■ **The problem**: Retype exactly what runs from the first line of the data to the line with "52.8, 47.5, 46.7]", keeping both of those lines and skipping pictures.

■ **Given data**:
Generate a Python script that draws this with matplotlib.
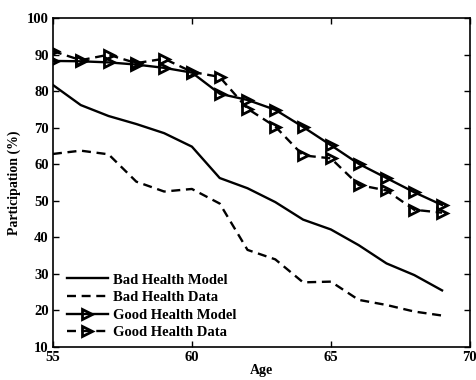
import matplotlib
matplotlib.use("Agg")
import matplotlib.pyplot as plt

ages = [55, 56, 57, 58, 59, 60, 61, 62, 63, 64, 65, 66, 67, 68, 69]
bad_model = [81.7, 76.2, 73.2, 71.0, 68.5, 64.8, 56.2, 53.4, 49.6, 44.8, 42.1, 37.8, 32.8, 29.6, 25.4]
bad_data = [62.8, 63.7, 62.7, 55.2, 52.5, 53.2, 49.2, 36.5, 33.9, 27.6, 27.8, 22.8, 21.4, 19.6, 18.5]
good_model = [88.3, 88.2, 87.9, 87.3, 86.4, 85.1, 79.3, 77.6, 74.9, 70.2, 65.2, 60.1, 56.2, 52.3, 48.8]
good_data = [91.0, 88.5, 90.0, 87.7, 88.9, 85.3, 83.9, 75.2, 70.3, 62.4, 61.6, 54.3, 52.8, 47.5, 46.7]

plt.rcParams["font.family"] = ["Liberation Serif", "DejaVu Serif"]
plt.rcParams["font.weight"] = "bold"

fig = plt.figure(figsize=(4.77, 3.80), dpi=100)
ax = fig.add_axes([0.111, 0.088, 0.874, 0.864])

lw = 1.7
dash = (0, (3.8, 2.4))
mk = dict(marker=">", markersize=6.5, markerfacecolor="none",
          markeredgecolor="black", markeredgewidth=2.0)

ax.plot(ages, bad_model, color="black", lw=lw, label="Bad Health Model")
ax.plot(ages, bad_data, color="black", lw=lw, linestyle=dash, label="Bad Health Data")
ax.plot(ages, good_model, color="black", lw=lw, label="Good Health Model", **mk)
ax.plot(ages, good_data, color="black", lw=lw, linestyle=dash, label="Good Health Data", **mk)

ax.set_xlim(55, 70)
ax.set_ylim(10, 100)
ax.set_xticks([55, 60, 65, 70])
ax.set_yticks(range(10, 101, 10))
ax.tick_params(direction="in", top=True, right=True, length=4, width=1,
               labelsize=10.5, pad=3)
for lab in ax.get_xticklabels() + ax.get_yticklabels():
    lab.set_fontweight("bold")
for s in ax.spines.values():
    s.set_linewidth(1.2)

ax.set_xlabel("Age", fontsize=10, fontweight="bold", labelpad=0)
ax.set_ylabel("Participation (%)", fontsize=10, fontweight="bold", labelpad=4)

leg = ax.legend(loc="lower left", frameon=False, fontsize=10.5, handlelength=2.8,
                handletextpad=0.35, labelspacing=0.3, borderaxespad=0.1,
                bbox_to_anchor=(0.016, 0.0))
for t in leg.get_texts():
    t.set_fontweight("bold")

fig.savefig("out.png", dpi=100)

■ **Correct response**:
Generate a Python script that draws this with matplotlib.
import matplotlib
matplotlib.use("Agg")
import matplotlib.pyplot as plt

ages = [55, 56, 57, 58, 59, 60, 61, 62, 63, 64, 65, 66, 67, 68, 69]
bad_model = [81.7, 76.2, 73.2, 71.0, 68.5, 64.8, 56.2, 53.4, 49.6, 44.8, 42.1, 37.8, 32.8, 29.6, 25.4]
bad_data = [62.8, 63.7, 62.7, 55.2, 52.5, 53.2, 49.2, 36.5, 33.9, 27.6, 27.8, 22.8, 21.4, 19.6, 18.5]
good_model = [88.3, 88.2, 87.9, 87.3, 86.4, 85.1, 79.3, 77.6, 74.9, 70.2, 65.2, 60.1, 56.2, 52.3, 48.8]
good_data = [91.0, 88.5, 90.0, 87.7, 88.9, 85.3, 83.9, 75.2, 70.3, 62.4, 61.6, 54.3, 52.8, 47.5, 46.7]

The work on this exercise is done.